You don’t have to be a magician to develop web apps. With tools like Ruby on Rails and an established Scrum process, programmers can craft quality applications. In this article I’ll try to outline our development process for non-technical product owners.

How to develop a Ruby on Rails web app from scratch

Before the project starts, we communicate with the client to learn about the general product vision. We use Scrum for all of our projects. It’s a process focused on communication and delivering incremental updates. At EL Passion, we offer coaching and guidance to clients who have little or no experience with Scrum.

Choosing technologies for your web app

Depending on the characteristics of the project, we’ll choose the technology stack to build on top of. For data storage, a relational database like PostgreSQL is usually your best bet. Some projects may benefit from taking a different approach — like document-oriented mongoDB (for analytical tools) or graph-structured Neo4J (e.g. when you need social profiles with focus on connections between people).

You can divide a web application in two parts: front-end and back-end. Front-end is the presentation layer for your data — the user interface. The back-end is for processing and making the data available for the front-end. Another architectural decision that should be made is whether to use Ruby on Rails for both front and back-end or split it in two separate applications. So far we’ve had good experience using Grape for building powerful API back-ends. For the front-end part we would normally use AngularJS or EmberJS. They empower us to create smooth user experience without trading off development speed.

Our project starts by picking a single feature (e.g. user registration and sign-in) to develop within the first work cycle. We create a task board and divide the feature into many simple tasks. The smaller the tasks, the easier it is for the developers to divide the work inside the team.

Testing, Implementation and Test-Driven Development

After putting all this information together, the team is ready to build the feature. Often, writing an automated test comes before implementation of the feature, which is a foundation for programming technique called Test-Driven Development. A simple example is updating the user profile. At the beginning, developers write an automated macro that visits the user profile page, fills in the user profile form, and checks if there are no errors after submitting the form and if user data actually changed. First, this macro fails because the feature of updating user profile is not yet programmed. Only after coding the feature, the macro succeeds. Then the developers can improve their code and repeat the process.

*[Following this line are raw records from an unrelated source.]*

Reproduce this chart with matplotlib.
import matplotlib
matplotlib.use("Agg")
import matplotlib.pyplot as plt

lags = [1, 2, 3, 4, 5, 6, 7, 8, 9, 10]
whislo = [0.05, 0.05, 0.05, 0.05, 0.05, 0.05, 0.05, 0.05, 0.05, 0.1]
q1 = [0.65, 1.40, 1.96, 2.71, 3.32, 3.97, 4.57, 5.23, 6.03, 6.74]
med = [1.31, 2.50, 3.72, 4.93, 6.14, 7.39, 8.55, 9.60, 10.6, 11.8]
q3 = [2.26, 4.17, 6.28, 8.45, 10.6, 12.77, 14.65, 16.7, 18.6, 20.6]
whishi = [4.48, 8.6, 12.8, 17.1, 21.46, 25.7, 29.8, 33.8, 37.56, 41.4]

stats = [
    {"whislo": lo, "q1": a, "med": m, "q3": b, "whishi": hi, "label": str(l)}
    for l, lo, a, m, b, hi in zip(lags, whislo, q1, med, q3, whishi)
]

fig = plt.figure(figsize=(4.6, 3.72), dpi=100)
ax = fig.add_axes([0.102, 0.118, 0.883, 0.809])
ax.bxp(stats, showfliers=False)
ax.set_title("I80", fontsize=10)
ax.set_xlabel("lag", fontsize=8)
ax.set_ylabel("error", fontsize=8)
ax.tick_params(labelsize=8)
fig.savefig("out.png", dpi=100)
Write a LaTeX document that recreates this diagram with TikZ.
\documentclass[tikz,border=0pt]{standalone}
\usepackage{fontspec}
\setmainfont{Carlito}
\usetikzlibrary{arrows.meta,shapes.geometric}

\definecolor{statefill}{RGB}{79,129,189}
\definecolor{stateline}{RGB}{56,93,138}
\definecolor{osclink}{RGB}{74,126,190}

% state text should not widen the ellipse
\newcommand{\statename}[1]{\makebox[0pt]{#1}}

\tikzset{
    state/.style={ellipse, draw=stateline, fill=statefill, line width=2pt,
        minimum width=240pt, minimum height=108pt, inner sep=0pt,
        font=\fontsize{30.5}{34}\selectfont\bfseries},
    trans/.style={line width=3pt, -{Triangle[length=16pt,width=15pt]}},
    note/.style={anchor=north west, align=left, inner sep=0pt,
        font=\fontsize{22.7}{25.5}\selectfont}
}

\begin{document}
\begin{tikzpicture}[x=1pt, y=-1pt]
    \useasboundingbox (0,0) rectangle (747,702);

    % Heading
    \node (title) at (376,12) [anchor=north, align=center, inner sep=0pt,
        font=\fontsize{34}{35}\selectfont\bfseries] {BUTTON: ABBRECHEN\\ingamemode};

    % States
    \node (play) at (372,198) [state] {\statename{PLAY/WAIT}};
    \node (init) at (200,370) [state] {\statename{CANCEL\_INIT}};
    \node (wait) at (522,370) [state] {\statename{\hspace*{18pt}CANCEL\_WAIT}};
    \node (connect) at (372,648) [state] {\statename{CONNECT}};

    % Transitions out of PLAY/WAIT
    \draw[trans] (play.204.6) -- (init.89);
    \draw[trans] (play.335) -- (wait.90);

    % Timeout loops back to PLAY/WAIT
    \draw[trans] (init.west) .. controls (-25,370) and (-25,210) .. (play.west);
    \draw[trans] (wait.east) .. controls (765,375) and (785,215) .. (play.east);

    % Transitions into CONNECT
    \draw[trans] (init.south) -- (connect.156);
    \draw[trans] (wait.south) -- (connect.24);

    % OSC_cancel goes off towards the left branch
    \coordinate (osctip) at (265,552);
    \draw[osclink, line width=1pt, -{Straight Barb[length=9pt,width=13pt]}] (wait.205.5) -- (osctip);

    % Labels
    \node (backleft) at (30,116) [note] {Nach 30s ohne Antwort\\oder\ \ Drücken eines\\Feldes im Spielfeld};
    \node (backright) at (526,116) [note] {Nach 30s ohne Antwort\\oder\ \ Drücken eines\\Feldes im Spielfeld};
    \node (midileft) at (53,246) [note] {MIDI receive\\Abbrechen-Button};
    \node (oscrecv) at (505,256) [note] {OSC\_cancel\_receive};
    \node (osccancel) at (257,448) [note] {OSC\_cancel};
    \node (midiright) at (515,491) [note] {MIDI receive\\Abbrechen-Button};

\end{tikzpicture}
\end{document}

Doing test-first forces you to make sure you know what you need to write before implementing it. This leaves less room for design flaws and ensures better code reuse. When you alter existing code, having tests for former features prevents regressions. There are many reasons in favour of writing tests and ultimately more tests means better codebase.

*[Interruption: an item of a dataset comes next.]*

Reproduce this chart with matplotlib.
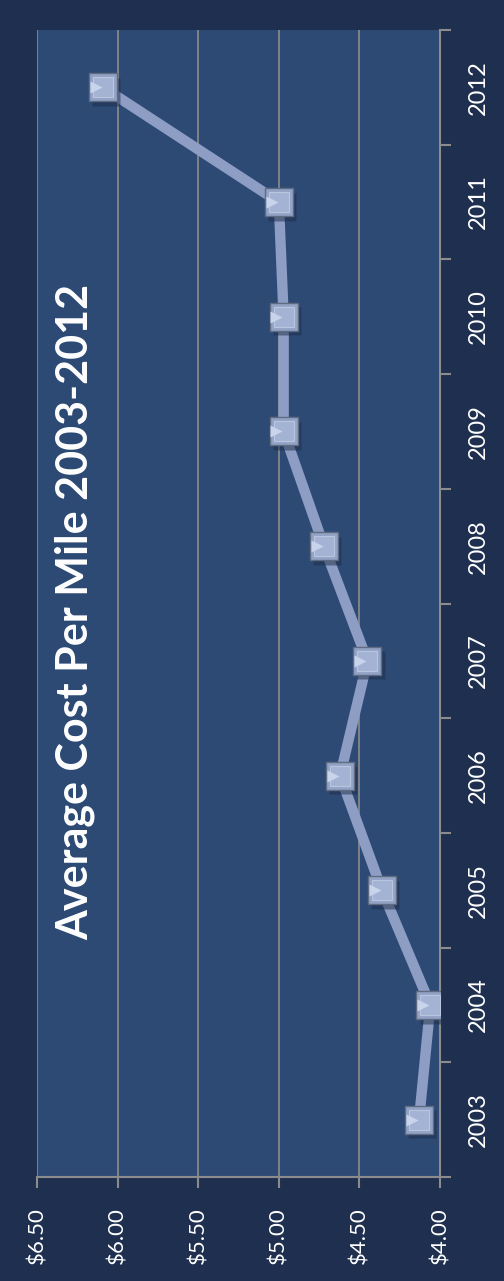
import matplotlib
matplotlib.use("Agg")
import matplotlib.pyplot as plt
from matplotlib.ticker import FixedLocator, FuncFormatter

years = ["2003", "2004", "2005", "2006", "2007", "2008", "2009", "2010", "2011", "2012"]
cost = [4.13, 4.06, 4.36, 4.62, 4.45, 4.72, 4.97, 4.97, 5.00, 6.09]
value_ticks = [4.0, 4.5, 5.0, 5.5, 6.0, 6.5]
title = "Average Cost Per Mile 2003-2012"

W, H = 504, 1281
fig = plt.figure(figsize=(W / 100, H / 100), dpi=100, facecolor="#1f2f4f")
L, R, T, B = 37, 440, 30, 1177
ax = fig.add_axes([L / W, (H - B) / H, (R - L) / W, (B - T) / H])
ax.set_facecolor("#2d4a75")

idx = list(range(len(years)))
ax.plot(cost, idx, color="#8d9dc3", lw=7.5, solid_joinstyle="round", zorder=3)
# shadow
ax.plot([c - 0.02 for c in cost], [i - 0.04 for i in idx], ls="none", marker="s", ms=20,
        mfc="#1c2c48", mec="none", alpha=0.5, zorder=4)
ax.plot(cost, idx, ls="none", marker="s", ms=19.5, mfc="#93a3c6", mec="#5f6b80", mew=1.0, zorder=5)
ax.plot(cost, idx, ls="none", marker="s", ms=14, mfc="#a4b3d4", mec="#b9c6e0", mew=0.8, zorder=6)
ax.plot([c + 0.045 for c in cost], idx, ls="none", marker=">", ms=9, mfc="#c9d4ec", mec="none", zorder=7)

ax.set_xlim(6.5, 4.0)
ax.set_ylim(-0.5, len(years) - 0.5)

ax.xaxis.set_major_locator(FixedLocator(value_ticks))
ax.xaxis.set_major_formatter(FuncFormatter(lambda v, p: f"${v:.2f}"))
ax.grid(axis="x", color="#8c8c8c", lw=1.2, zorder=1)
ax.tick_params(axis="x", colors="#8c8c8c", labelcolor="white", length=8, width=1.5,
               labelsize=16, labelrotation=90, pad=14)
for lab in ax.get_xticklabels():
    lab.set_fontfamily("Lato")

ax.yaxis.tick_right()
ax.yaxis.set_major_locator(FixedLocator(idx))
ax.yaxis.set_minor_locator(FixedLocator([i - 0.5 for i in range(len(years) + 1)]))
ax.set_yticklabels(years, rotation=90, va="center", fontfamily="Lato")
ax.tick_params(axis="y", which="major", length=0, labelcolor="white", labelsize=17, pad=20)
ax.tick_params(axis="y", which="minor", length=8, width=1.5, color="#8c8c8c")

for s in ["top", "left"]:
    ax.spines[s].set_visible(False)
for s in ["bottom", "right"]:
    ax.spines[s].set_color("#8c8c8c")
    ax.spines[s].set_linewidth(1.5)

fig.text(75 / W, (H - 612) / H, title, rotation=90, ha="center", va="center",
         color="white", fontsize=31, fontweight="bold", fontfamily="Lato")

fig.savefig("out.png", dpi=100, facecolor=fig.get_facecolor())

In the implementation stage we organize the agenda so that no two developers work on the same feature at the same time. When it’s impossible, we divide the problematic task further or utilize pair programming. It’s when two people share the same computer and work on one piece of code simultaneously which aids exchanging knowledge and assuring the code quality. After the feature is implemented, developers click through the application themselves to check the outcome of their work. It’s more motivating than outsourcing quality assurance to external testers.

Merging changes and deployment

Implementation is followed by committing and pushing the changes to revision control system. It keeps track of revision history for the whole life of the project. Before the changeset is deployed on the server, it’s reviewed by other developers.

Code review helps us guarantee code quality and it’s a great tool for self-improvement. The code isn’t merged until all comments and issues are resolved. When it’s finally merged, we deploy the new revision to a staging server, where the client can test the feature. Communication with the client is important during the whole process, so any issues can be addressed immediately.

After the feature is implemented and reviewed by both team and client, corrections are made. When the client accepts it, it’s deployed to production. The team is ready to work on the next feature and the cycle starts over again.